TODAY is the third anniversary of the Brexit referendum. Who on that day could have imagined that things would have got so terribly bad so terribly quickly? And who could have thought that three years on, the likelihood of matters getting even worse was growing stronger every day?

I am indebted to the writer and broadcaster Tom Sutcliffe for the quote of the week. This is from the memoirs of the Victorian political novelist Anthony Trollope, which Trollope gave as his justification for writing perhaps the greatest political novel of the time, The Way We Live Now: It reads: “Nevertheless a certain class of dishonesty, dishonesty magnificent in its proportions, and climbing into high places, has become at the same time so rampant and so splendid that there seems to be reason for fearing that men and women will be taught to feel that dishonesty, if it can become splendid, will cease to be abominable.”

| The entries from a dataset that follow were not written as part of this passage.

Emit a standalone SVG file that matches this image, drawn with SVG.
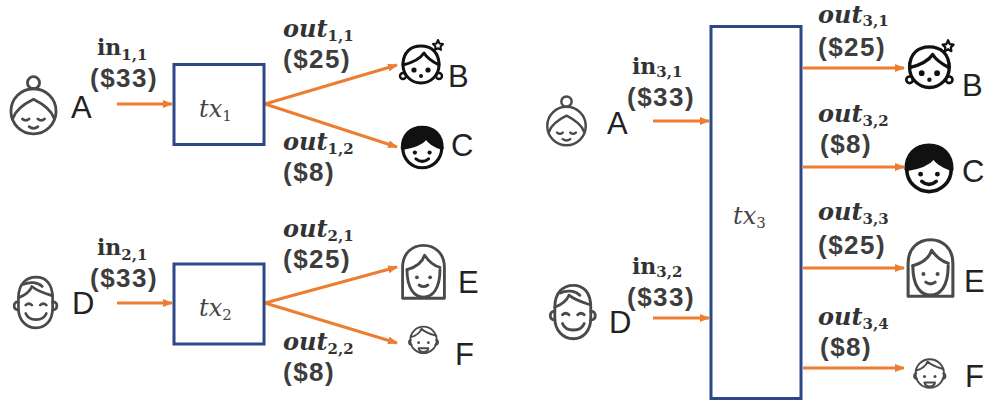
<svg xmlns="http://www.w3.org/2000/svg" xmlns:xlink="http://www.w3.org/1999/xlink" width="985" height="401" viewBox="0 0 985 401">
  <style>
    .tx { fill: #fff; stroke: #2E4787; stroke-width: 3; }
    .flow { fill: none; stroke: #ED7D31; stroke-width: 3; marker-end: url(#head); }
    .who { font-family: "Liberation Sans", Arial, sans-serif; font-size: 31px; fill: #222; }
    .inl { font-family: "DejaVu Serif", serif; font-weight: bold; font-size: 22px; fill: #333; }
    .outl { font-family: "DejaVu Serif", serif; font-weight: bold; font-style: italic; font-size: 24px; fill: #333; }
    .amt { font-family: "Liberation Sans", Arial, sans-serif; font-weight: bold; font-size: 26px; letter-spacing: 1.5px; fill: #3d3d3d; }
    .txl { font-family: "DejaVu Serif", serif; font-style: italic; font-size: 24px; fill: #444; }
    .sub { font-size: 15px; font-style: normal; }
    .line { fill: none; stroke: #4a4a4a; stroke-width: 2.6; stroke-linecap: round; stroke-linejoin: round; }
    .ink { fill: none; stroke: #111; stroke-width: 3; stroke-linecap: round; stroke-linejoin: round; }
  </style>
  <defs>
    <marker id="head" viewBox="0 0 10 8" refX="9" refY="4" markerWidth="10" markerHeight="8" markerUnits="userSpaceOnUse" orient="auto">
      <path d="M0,0 L10,4 L0,8 z" fill="#ED7D31"/>
    </marker>
    <!-- elderly woman with a hair bun -->
    <symbol id="grandma" viewBox="0 0 50 56">
      <g class="line">
        <circle cx="25" cy="7" r="5.5"/>
        <circle cx="25" cy="33" r="20.5"/>
        <path d="M6.5,39 C9,31 17,26 25,22 C33,26 41,31 43.5,39"/>
        <path d="M15,40 q3,2.5 6,0 M29,40 q3,2.5 6,0"/>
        <path d="M21,47 q4,3 8,0"/>
      </g>
    </symbol>
    <!-- girl with tiara and pigtails -->
    <symbol id="girl" viewBox="0 0 50 50">
      <g class="ink">
        <circle cx="24" cy="27" r="18" fill="#fff"/>
        <path d="M6,27 C6,14 14,8 24,8 C34,8 42,14 42,27 C36,24 30,20 27,15 C23,21 14,25 6,27 Z" fill="#fff"/>
        <path d="M41,2 L42.5,5.5 L46,6 L43.5,8.5 L44,12 L41,10.2 L38,12 L38.5,8.5 L36,6 L39.5,5.5 Z" stroke-width="2"/>
        <circle cx="6" cy="38" r="3" stroke-width="2.4"/>
        <circle cx="42" cy="38" r="3" stroke-width="2.4"/>
      </g>
      <g fill="#111">
        <circle cx="17" cy="32" r="2.6"/>
        <circle cx="31" cy="32" r="2.6"/>
        <circle cx="24" cy="38" r="2"/>
      </g>
    </symbol>
    <!-- boy with dark hair -->
    <symbol id="boy" viewBox="0 0 50 50">
      <g class="ink">
        <circle cx="25" cy="27" r="18.5" fill="#fff"/>
        <path d="M6,27 C6,14 14,7 25,7 C36,7 44,14 44,27 C38,25 32,22 29,17 C24,23 14,26 6,27 Z" fill="#111"/>
        <path d="M19,37 q6,5 12,0"/>
      </g>
      <g fill="#111">
        <circle cx="18" cy="31" r="2"/>
        <circle cx="32" cy="31" r="2"/>
      </g>
    </symbol>
    <!-- man with swept hair -->
    <symbol id="man" viewBox="0 0 50 56">
      <g class="line">
        <path d="M9,24 C9,10 17,4 26,4 C35,4 42,10 42,24 L42,34 C42,46 35,53 26,53 C17,53 9,46 9,34 Z"/>
        <path d="M9,24 C14,22 20,18 22,13 C28,18 36,20 42,22"/>
        <path d="M14,11 C20,8 28,9 32,13"/>
        <path d="M9,28 C4,27 3,35 9,36 M42,28 C47,27 48,35 42,36"/>
        <path d="M16,31 q3,-3 6,0 M30,31 q3,-3 6,0"/>
        <path d="M16,39 C19,47 33,47 36,39"/>
      </g>
    </symbol>
    <!-- woman with long hair -->
    <symbol id="woman" viewBox="0 0 50 56">
      <g class="line">
        <path d="M6,52 L6,24 C6,11 15,4 25,4 C35,4 44,11 44,24 L44,52 Z"/>
        <path d="M10,26 C10,44 17,51 25,51 C33,51 40,44 40,26"/>
        <path d="M10,26 C18,24 24,19 26,13 C30,19 36,23 40,24"/>
        <path d="M21,40 q4,3 8,0"/>
      </g>
      <g fill="#4a4a4a">
        <circle cx="19" cy="33" r="1.7"/>
        <circle cx="31" cy="33" r="1.7"/>
      </g>
    </symbol>
    <!-- small boy, laughing -->
    <symbol id="kid" viewBox="0 0 50 56">
      <g class="line" stroke-width="3">
        <circle cx="25" cy="30" r="19"/>
        <path d="M7,26 C14,24 20,20 22,14 C28,20 36,22 43,24"/>
        <path d="M7,30 C3,30 3,37 8,37 M43,30 C47,30 47,37 42,37"/>
        <path d="M18,42 L32,42 C31,49 19,49 18,42 Z"/>
      </g>
      <g fill="#4a4a4a">
        <circle cx="18" cy="34" r="2"/>
        <circle cx="32" cy="34" r="2"/>
      </g>
    </symbol>
  </defs>

  <rect width="985" height="401" fill="#fff"/>

  <!-- connectors -->
  <g id="connectors">
    <path class="flow" d="M117,104 H172"/>
    <path class="flow" d="M265,104 L397,65"/>
    <path class="flow" d="M265,104 L397,147"/>
    <path class="flow" d="M117,303 H172"/>
    <path class="flow" d="M265,303 L397,267"/>
    <path class="flow" d="M265,303 L397,343"/>
    <path class="flow" d="M653,121 H709"/>
    <path class="flow" d="M653,318 H709"/>
    <path class="flow" d="M803,68 H904"/>
    <path class="flow" d="M803,167 H904"/>
    <path class="flow" d="M803,268 H904"/>
    <path class="flow" d="M803,368 H904"/>
  </g>

  <!-- transactions -->
  <g id="tx1">
    <rect class="tx" x="174" y="64.5" width="90" height="80"/>
    <text class="txl" x="199" y="117">tx<tspan class="sub" dy="4">1</tspan></text>
  </g>
  <g id="tx2">
    <rect class="tx" x="174" y="264" width="90" height="80"/>
    <text class="txl" x="199" y="316">tx<tspan class="sub" dy="4">2</tspan></text>
  </g>
  <g id="tx3">
    <rect class="tx" x="711" y="26.5" width="90" height="372"/>
    <text class="txl" x="733" y="224">tx<tspan class="sub" dy="4">3</tspan></text>
  </g>

  <!-- people, left -->
  <g id="A1"><use href="#grandma" x="6" y="75" width="55" height="61.6"/><text class="who" x="71" y="118">A</text></g>
  <g id="B1"><use href="#girl" x="397" y="38" width="50" height="50"/><text class="who" x="448" y="87">B</text></g>
  <g id="C1"><use href="#boy" x="396" y="120" width="52.5" height="52.5"/><text class="who" x="451" y="156">C</text></g>
  <g id="D1"><use href="#man" x="9" y="273" width="52" height="58"/><text class="who" x="72" y="314">D</text></g>
  <g id="E1"><use href="#woman" x="396" y="241" width="55" height="61.6"/><text class="who" x="458" y="293">E</text></g>
  <g id="F1"><use href="#kid" x="406" y="319" width="35" height="39"/><text class="who" x="455" y="365">F</text></g>

  <!-- people, right -->
  <g id="A2"><use href="#grandma" x="543" y="95" width="47" height="52.6"/><text class="who" x="607" y="134">A</text></g>
  <g id="D2"><use href="#man" x="545" y="281" width="54.5" height="61"/><text class="who" x="609" y="333">D</text></g>
  <g id="B2"><use href="#girl" x="903" y="38" width="55" height="55"/><text class="who" x="962" y="96">B</text></g>
  <g id="C2"><use href="#boy" x="899" y="137" width="60" height="60"/><text class="who" x="962" y="182">C</text></g>
  <g id="E2"><use href="#woman" x="901" y="235" width="59" height="66"/><text class="who" x="964" y="292">E</text></g>
  <g id="F2"><use href="#kid" x="911" y="351" width="37.5" height="42"/><text class="who" x="965" y="387">F</text></g>

  <!-- input / output labels -->
  <g id="labels">
    <text class="inl" x="97" y="55">in<tspan class="sub" dy="5">1,1</tspan></text>
    <text class="amt" x="90" y="87">($33)</text>
    <text class="outl" x="283" y="37">out<tspan class="sub" dy="4">1,1</tspan></text>
    <text class="amt" x="283" y="68">($25)</text>
    <text class="outl" x="283" y="150">out<tspan class="sub" dy="4">1,2</tspan></text>
    <text class="amt" x="283" y="181">($8)</text>

    <text class="inl" x="97" y="255">in<tspan class="sub" dy="5">2,1</tspan></text>
    <text class="amt" x="90" y="287">($33)</text>
    <text class="outl" x="283" y="237">out<tspan class="sub" dy="4">2,1</tspan></text>
    <text class="amt" x="283" y="268">($25)</text>
    <text class="outl" x="283" y="350">out<tspan class="sub" dy="4">2,2</tspan></text>
    <text class="amt" x="283" y="381">($8)</text>

    <text class="inl" x="632" y="74">in<tspan class="sub" dy="3">3,1</tspan></text>
    <text class="amt" x="627" y="106">($33)</text>
    <text class="inl" x="632" y="274">in<tspan class="sub" dy="3">3,2</tspan></text>
    <text class="amt" x="627" y="306">($33)</text>

    <text class="outl" x="818" y="23">out<tspan class="sub" dy="3">3,1</tspan></text>
    <text class="amt" x="818" y="56">($25)</text>
    <text class="outl" x="818" y="122">out<tspan class="sub" dy="4">3,2</tspan></text>
    <text class="amt" x="820" y="153">($8)</text>
    <text class="outl" x="818" y="220">out<tspan class="sub" dy="4">3,3</tspan></text>
    <text class="amt" x="818" y="254">($25)</text>
    <text class="outl" x="818" y="325">out<tspan class="sub" dy="4">3,4</tspan></text>
    <text class="amt" x="820" y="356">($8)</text>
  </g>
</svg>
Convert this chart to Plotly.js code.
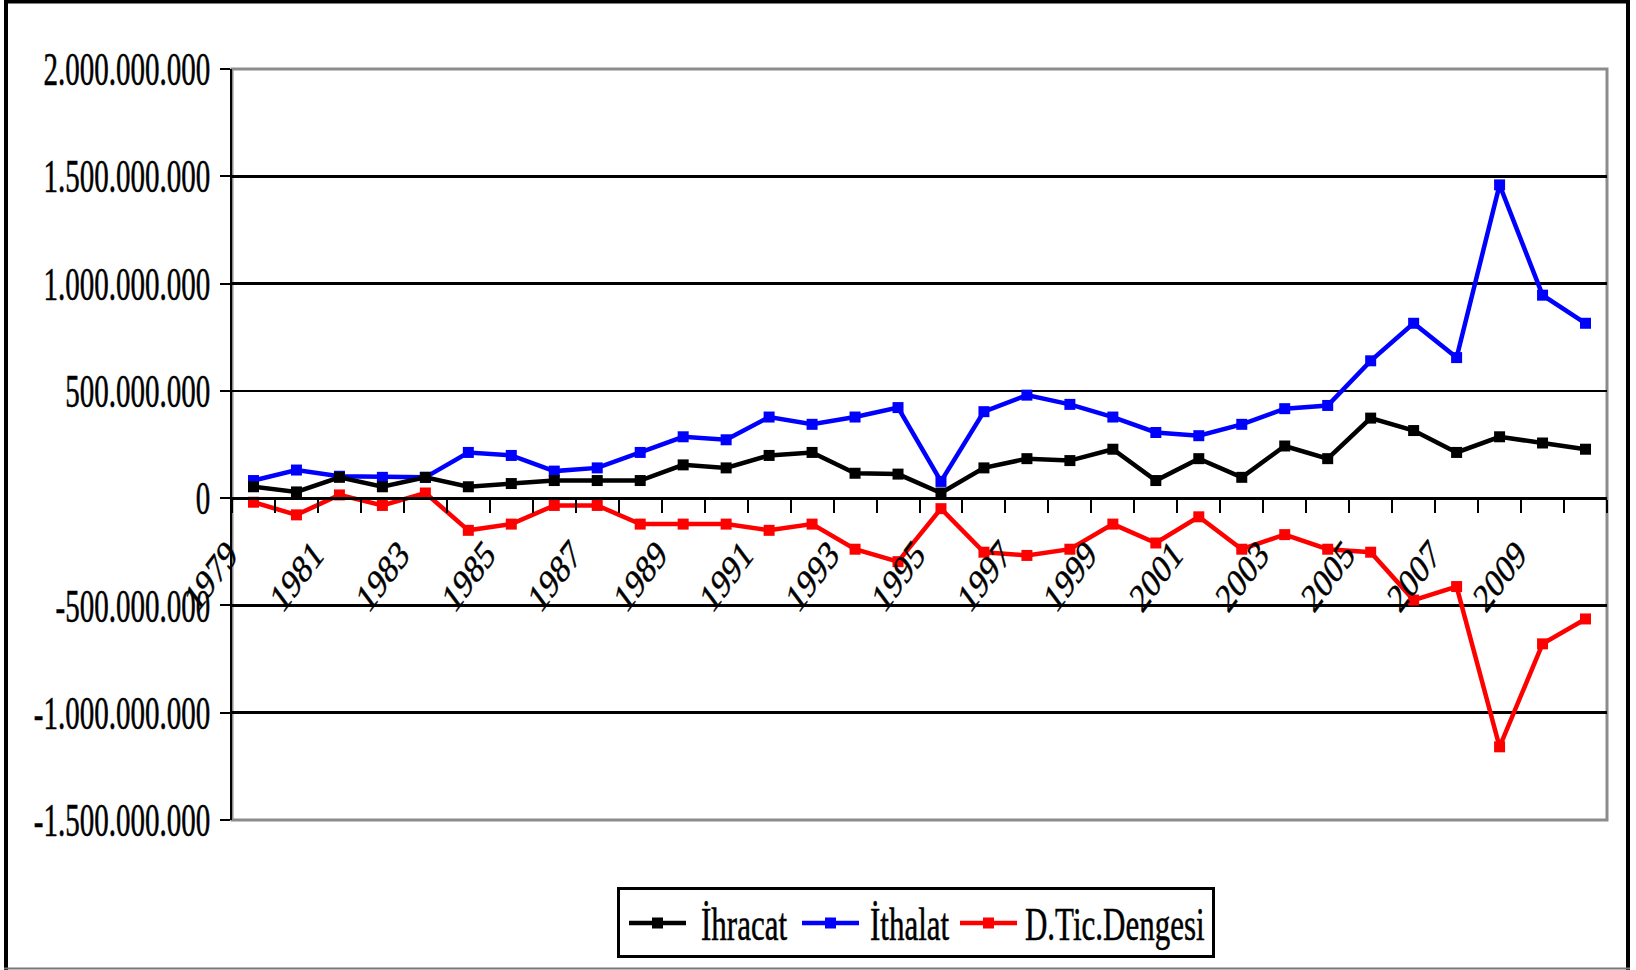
<!DOCTYPE html>
<html>
<head>
<meta charset="utf-8">
<script src="https://cdn.plot.ly/plotly-3.0.1.min.js"></script>
<style>
html,body{margin:0;padding:0;background:#fff;}
#chart{width:1636px;height:970px;}
#chart .ytick text, #chart .xtick text, #chart .legendtext {stroke:#000; stroke-width:0.35px;}
</style>
</head>
<body>
<div id="chart"></div>
<script>
const years = [1979,1980,1981,1982,1983,1984,1985,1986,1987,1988,1989,1990,1991,1992,1993,1994,1995,1996,1997,1998,1999,2000,2001,2002,2003,2004,2005,2006,2007,2008,2009,2010];
const ihracat = [53e6,29e6,97e6,53e6,97e6,53e6,68e6,82e6,82e6,82e6,155e6,141e6,199e6,213e6,116e6,112e6,24e6,141e6,184e6,175e6,228e6,82e6,184e6,97e6,243e6,184e6,373e6,315e6,213e6,286e6,257e6,228e6];
const ithalat = [82e6,131e6,102e6,97e6,97e6,213e6,199e6,126e6,141e6,213e6,286e6,272e6,378e6,344e6,378e6,422e6,78e6,403e6,480e6,437e6,378e6,306e6,291e6,344e6,417e6,432e6,640e6,815e6,655e6,1460e6,946e6,815e6];
const dengesi = [-19e6,-78e6,15e6,-34e6,24e6,-150e6,-121e6,-34e6,-34e6,-121e6,-121e6,-121e6,-150e6,-121e6,-238e6,-296e6,-49e6,-252e6,-267e6,-238e6,-121e6,-209e6,-87e6,-238e6,-170e6,-238e6,-252e6,-475e6,-412e6,-1159e6,-679e6,-563e6];
const xTickVals = [1979,1981,1983,1985,1987,1989,1991,1993,1995,1997,1999,2001,2003,2005,2007,2009];
const xTickText = ["1979","1981","1983","1985","1987","1989","1991","1993","1995","1997","1999","2001","2003","2005","2007","2009"];
const yTickVals = [-1.5e9,-1e9,-0.5e9,0,0.5e9,1e9,1.5e9,2e9];
const yTickText = ["-1.500.000.000","-1.000.000.000","-500.000.000","0","500.000.000","1.000.000.000","1.500.000.000","2.000.000.000"];
const seriesNames = ["İhracat","İthalat","D.Tic.Dengesi"];

const FONT = "Liberation Serif, Times New Roman, serif";

function tr(name, y, color, rank){
  return {x: years, y: y, name: name, type: 'scatter', mode: 'lines+markers',
    line: {color: color, width: 4.5}, marker: {symbol: 'square', size: 11, color: color},
    legendrank: rank, hoverinfo: 'skip'};
}
const data = [
  tr(seriesNames[2], dengesi, '#ff0000', 3),
  tr(seriesNames[1], ithalat, '#0000ff', 2),
  tr(seriesNames[0], ihracat, '#000000', 1)
];

const L=232, R=29, T=69, B=150, W=1636, H=970;
const pw = W-L-R, ph = H-T-B;
const px = v => (v-L)/pw;
const py = v => (H-B-v)/ph;

const layout = {
  width: W, height: H,
  margin: {l: L, r: R, t: T, b: B, pad: 0},
  paper_bgcolor: '#fff', plot_bgcolor: '#fff',
  font: {family: FONT, size: 28, color: '#000'},
  showlegend: true,
  legend: {orientation: 'h', xref: 'container', yref: 'container', x: 916/W, xanchor: 'center',
    y: 1-887/H, yanchor: 'top', bordercolor: '#000', borderwidth: 3, bgcolor: '#fff',
    font: {family: FONT, size: 31, color: '#000'}, traceorder: 'normal'},
  xaxis: {type: 'linear', range: [1978.5, 2010.5], anchor: 'free', position: 1.5/3.5,
    showline: true, linecolor: '#000', linewidth: 3, showgrid: false, zeroline: false,
    tickmode: 'array', tickvals: xTickVals, ticktext: xTickText, tickangle: -45, ticks: '',
    tickfont: {family: FONT, size: 30, color: '#000'},
    ticklabelstandoff: 30, ticklabelshift: -25,
    minor: {ticks: 'outside', ticklen: 13, tickwidth: 2, tickcolor: '#000', tick0: 1978.5, dtick: 1, showgrid: false},
    fixedrange: true},
  yaxis: {range: [-1.5e9, 2e9], tickmode: 'array', tickvals: yTickVals, ticktext: yTickText,
    showline: true, linecolor: '#000', linewidth: 2, ticks: 'outside', ticklen: 10, tickwidth: 2, tickcolor: '#000',
    showgrid: true, gridcolor: '#000', gridwidth: 2.5, zeroline: false,
    tickfont: {family: FONT, size: 29, color: '#000'}, ticklabelstandoff: 4, fixedrange: true},
  shapes: [
    {type: 'rect', xref: 'paper', yref: 'paper', x0: 0, x1: 1, y0: 0, y1: 1, line: {color: '#8c8c8c', width: 3}, layer: 'between'},
    {type: 'line', xref: 'paper', yref: 'paper', x0: px(6), x1: px(6), y0: py(0), y1: py(970), line: {color: '#000', width: 4}},
    {type: 'line', xref: 'paper', yref: 'paper', x0: px(1628), x1: px(1628), y0: py(0), y1: py(970), line: {color: '#000', width: 4}},
    {type: 'line', xref: 'paper', yref: 'paper', x0: px(4), x1: px(1630), y0: py(1.5), y1: py(1.5), line: {color: '#000', width: 4}},
    {type: 'line', xref: 'paper', yref: 'paper', x0: px(4), x1: px(1630), y0: py(968.5), y1: py(968.5), line: {color: '#777', width: 2}}
  ]
};

function stretch(sel, s){
  document.querySelectorAll(sel).forEach(t => {
    const bb = t.getBBox();
    const list = t.transform.baseVal;
    const c = list.numberOfItems ? list.consolidate() : null;
    const M = c ? c.matrix : null;
    const cx = bb.x + bb.width/2, cy = bb.y + bb.height/2;
    let X = cx, Y = cy;
    if (M) { X = M.a*cx + M.c*cy + M.e; Y = M.b*cx + M.d*cy + M.f; }
    const old = t.getAttribute('transform') || '';
    t.setAttribute('transform', `translate(${X},${Y}) scale(1,${s}) translate(${-X},${-Y}) ${old}`);
  });
}

function arrangeLegend(){
  const lg = document.querySelector('#chart g.legend');
  if (!lg) return;
  const offs = {}; offs[seriesNames[0]] = [12, 72]; offs[seriesNames[1]] = [185, 68]; offs[seriesNames[2]] = [343, 65];
  lg.setAttribute('transform', 'translate(617,887)');
  const bg = lg.querySelector('rect.bg');
  if (bg) { bg.setAttribute('x', 1.5); bg.setAttribute('y', 1.5); bg.setAttribute('width', 595); bg.setAttribute('height', 68); }
  const sb = lg.querySelector('g.scrollbox');
  if (sb) { sb.removeAttribute('clip-path'); sb.setAttribute('transform', ''); }
  lg.querySelectorAll('g.groups').forEach(g => g.setAttribute('transform', ''));
  lg.querySelectorAll('g.traces').forEach(tg => {
    const txt = tg.querySelector('text.legendtext');
    const o = offs[txt.textContent];
    if (!o) return;
    tg.setAttribute('transform', `translate(${o[0]},36)`);
    tg.querySelectorAll('g.legendlines path').forEach(p => p.setAttribute('d', 'M0,0h57'));
    tg.querySelectorAll('g.legendpoints path').forEach(p => p.setAttribute('transform', 'translate(28.5,0)'));
    txt.setAttribute('x', o[1]);
    txt.querySelectorAll('tspan').forEach(s => { if (s.getAttribute('x') !== null) s.setAttribute('x', o[1]); });
  });
}

Plotly.newPlot('chart', data, layout, {staticPlot: true, displayModeBar: false}).then(() => {
  arrangeLegend();
  stretch('#chart .ytick text', 1.6);
  stretch('#chart .xtick text', 1.35);
  stretch('#chart .legendtext', 1.5);
});
</script>
</body>
</html>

Boris Johnson’s entire political career has been one long deception, a pretence in which he plays the role of a cheerful, cheeky, patrician, but plain-spoken man of the people, while entirely pleasing himself with what he does and how he does it. It has been mendaciously self-promoting, and self-centred in the extreme.

He is, of course, a proven and confirmed liar, indeed he has lost jobs for lying, and he is on record as having – inter alia – agreed to help an old Etonian friend (a convicted criminal) in a desire to beat up a journalist. But he is still more than likely to be the next prime minister, not least because his opponent lacks energy and conviction. Moreover, it may be that Johnsonian dirty tricks are the only reason that Hunt made it through. Johnson allegedly wanted him in the final ballot to make his victory easier and managed to arrange it through judicious voting by his key allies.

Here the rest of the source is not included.